> [Work to complete]: Repeat the data that follows, word for word, without the images.
— Begin —
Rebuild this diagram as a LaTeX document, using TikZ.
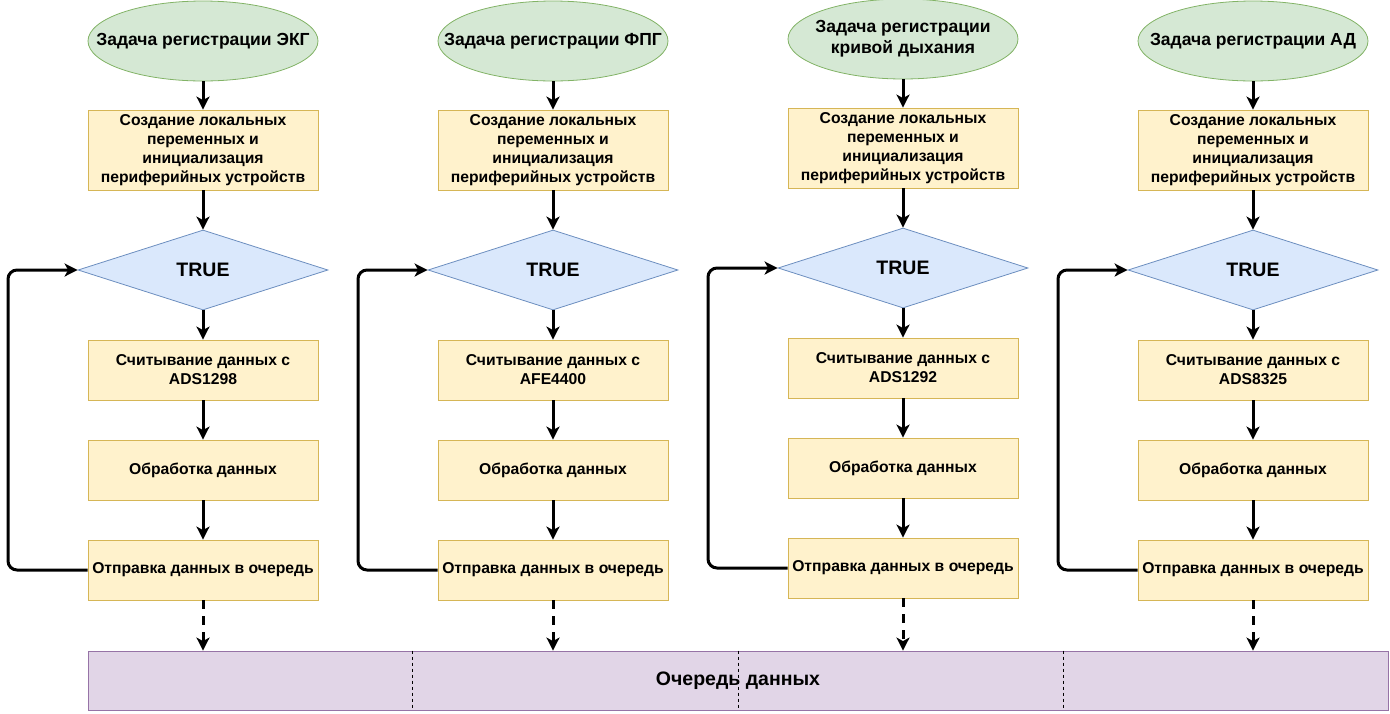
\documentclass[tikz,border=0pt]{standalone}
\usepackage{fontspec}
\setmainfont{Liberation Sans}
\usetikzlibrary{arrows.meta,shapes.geometric,calc}
\definecolor{gfill}{HTML}{D5E8D4}
\definecolor{gline}{HTML}{82B366}
\definecolor{yfill}{HTML}{FFF2CC}
\definecolor{yline}{HTML}{D6B656}
\definecolor{bfill}{HTML}{DAE8FC}
\definecolor{bline}{HTML}{6C8EBF}
\definecolor{pfill}{HTML}{E1D5E7}
\definecolor{pline}{HTML}{9673A6}
\newcommand{\zerotext}[1]{\makebox[0pt]{\begin{tabular}{@{}c@{}}#1\end{tabular}}}
\begin{document}
\begin{tikzpicture}[x=1pt,y=-1pt,
  term/.style={ellipse, draw=gline, fill=gfill, line width=0.8pt, minimum width=230pt, minimum height=80pt, inner sep=0pt, font=\bfseries\fontsize{17.5}{20.5}\selectfont},
  proc/.style={rectangle, draw=yline, fill=yfill, line width=0.8pt, minimum width=230pt, inner sep=0pt, align=center, font=\bfseries\fontsize{15.7}{19}\selectfont},
  dec/.style={diamond, draw=bline, fill=bfill, line width=0.8pt, minimum width=250pt, minimum height=80pt, shape aspect=3.125, inner sep=0pt, font=\bfseries\fontsize{19.5}{22}\selectfont},
  queue/.style={rectangle, draw=pline, fill=pfill, line width=0.8pt, minimum width=1300pt, minimum height=59pt, inner sep=0pt, font=\bfseries\fontsize{19.5}{22}\selectfont},
  flow/.style={draw=black, line width=3pt, -{Stealth[length=13pt,width=13pt,inset=3.5pt]}},
  dflow/.style={flow, dash pattern=on 9pt off 7pt},
  divider/.style={draw=black, line width=0.8pt, dash pattern=on 3pt off 3pt}
]
\useasboundingbox (0,0) rectangle (1390,713);
\foreach \i/\x/\dy/\title/\chip in {1/203/0/{Задача регистрации ЭКГ}/ADS1298, 2/553/0/{Задача регистрации ФПГ}/AFE4400, 3/903/-2/{Задача регистрации\\кривой дыхания}/ADS1292, 4/1253/0/{Задача регистрации АД}/ADS8325}{
  \node[term] (e\i) at (\x,41+\dy) {\zerotext{\title}};
  \node[proc, minimum height=80pt] (c\i) at (\x,150+\dy) {Создание локальных\\переменных и\\инициализация\\периферийных устройств};
  \node[dec] (d\i) at (\x,270+\dy) {TRUE};
  \node[proc, minimum height=60pt] (r\i) at (\x,370+\dy) {Считывание данных с\\\chip};
  \node[proc, minimum height=60pt] (p\i) at (\x,470+\dy) {Обработка данных};
  \node[proc, minimum height=60pt] (s\i) at (\x,570+\dy) {Отправка данных в очередь};
  \coordinate (l\i) at (\x-195,270+\dy);
  \draw[flow] (e\i) -- (c\i);
  \draw[flow] (c\i) -- (d\i);
  \draw[flow] (d\i) -- (r\i);
  \draw[flow] (r\i) -- (p\i);
  \draw[flow] (p\i) -- (s\i);
  \draw[flow, rounded corners=9pt] (s\i.west) -| (l\i) -- (d\i.west);
}
\node[queue] (q) at (738,680.5) {Очередь данных};
\foreach \f in {0.25,0.5,0.75}{
  \draw[divider] ($(q.north west)!\f!(q.north east)$) -- ($(q.south west)!\f!(q.south east)$);
}
\foreach \i in {1,2,3,4}{
  \draw[dflow] (s\i.south) -- (s\i.south |- q.north);
}
\end{tikzpicture}
\end{document}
— End —
> [The reply]:
Rebuild this diagram as a LaTeX document, using TikZ.
\documentclass[tikz,border=0pt]{standalone}
\usepackage{fontspec}
\setmainfont{Liberation Sans}
\usetikzlibrary{arrows.meta,shapes.geometric,calc}
\definecolor{gfill}{HTML}{D5E8D4}
\definecolor{gline}{HTML}{82B366}
\definecolor{yfill}{HTML}{FFF2CC}
\definecolor{yline}{HTML}{D6B656}
\definecolor{bfill}{HTML}{DAE8FC}
\definecolor{bline}{HTML}{6C8EBF}
\definecolor{pfill}{HTML}{E1D5E7}
\definecolor{pline}{HTML}{9673A6}
\newcommand{\zerotext}[1]{\makebox[0pt]{\begin{tabular}{@{}c@{}}#1\end{tabular}}}
\begin{document}
\begin{tikzpicture}[x=1pt,y=-1pt,
  term/.style={ellipse, draw=gline, fill=gfill, line width=0.8pt, minimum width=230pt, minimum height=80pt, inner sep=0pt, font=\bfseries\fontsize{17.5}{20.5}\selectfont},
  proc/.style={rectangle, draw=yline, fill=yfill, line width=0.8pt, minimum width=230pt, inner sep=0pt, align=center, font=\bfseries\fontsize{15.7}{19}\selectfont},
  dec/.style={diamond, draw=bline, fill=bfill, line width=0.8pt, minimum width=250pt, minimum height=80pt, shape aspect=3.125, inner sep=0pt, font=\bfseries\fontsize{19.5}{22}\selectfont},
  queue/.style={rectangle, draw=pline, fill=pfill, line width=0.8pt, minimum width=1300pt, minimum height=59pt, inner sep=0pt, font=\bfseries\fontsize{19.5}{22}\selectfont},
  flow/.style={draw=black, line width=3pt, -{Stealth[length=13pt,width=13pt,inset=3.5pt]}},
  dflow/.style={flow, dash pattern=on 9pt off 7pt},
  divider/.style={draw=black, line width=0.8pt, dash pattern=on 3pt off 3pt}
]
\useasboundingbox (0,0) rectangle (1390,713);
\foreach \i/\x/\dy/\title/\chip in {1/203/0/{Задача регистрации ЭКГ}/ADS1298, 2/553/0/{Задача регистрации ФПГ}/AFE4400, 3/903/-2/{Задача регистрации\\кривой дыхания}/ADS1292, 4/1253/0/{Задача регистрации АД}/ADS8325}{
  \node[term] (e\i) at (\x,41+\dy) {\zerotext{\title}};
  \node[proc, minimum height=80pt] (c\i) at (\x,150+\dy) {Создание локальных\\переменных и\\инициализация\\периферийных устройств};
  \node[dec] (d\i) at (\x,270+\dy) {TRUE};
  \node[proc, minimum height=60pt] (r\i) at (\x,370+\dy) {Считывание данных с\\\chip};
  \node[proc, minimum height=60pt] (p\i) at (\x,470+\dy) {Обработка данных};
  \node[proc, minimum height=60pt] (s\i) at (\x,570+\dy) {Отправка данных в очередь};
  \coordinate (l\i) at (\x-195,270+\dy);
  \draw[flow] (e\i) -- (c\i);
  \draw[flow] (c\i) -- (d\i);
  \draw[flow] (d\i) -- (r\i);
  \draw[flow] (r\i) -- (p\i);
  \draw[flow] (p\i) -- (s\i);
  \draw[flow, rounded corners=9pt] (s\i.west) -| (l\i) -- (d\i.west);
}
\node[queue] (q) at (738,680.5) {Очередь данных};
\foreach \f in {0.25,0.5,0.75}{
  \draw[divider] ($(q.north west)!\f!(q.north east)$) -- ($(q.south west)!\f!(q.south east)$);
}
\foreach \i in {1,2,3,4}{
  \draw[dflow] (s\i.south) -- (s\i.south |- q.north);
}
\end{tikzpicture}
\end{document}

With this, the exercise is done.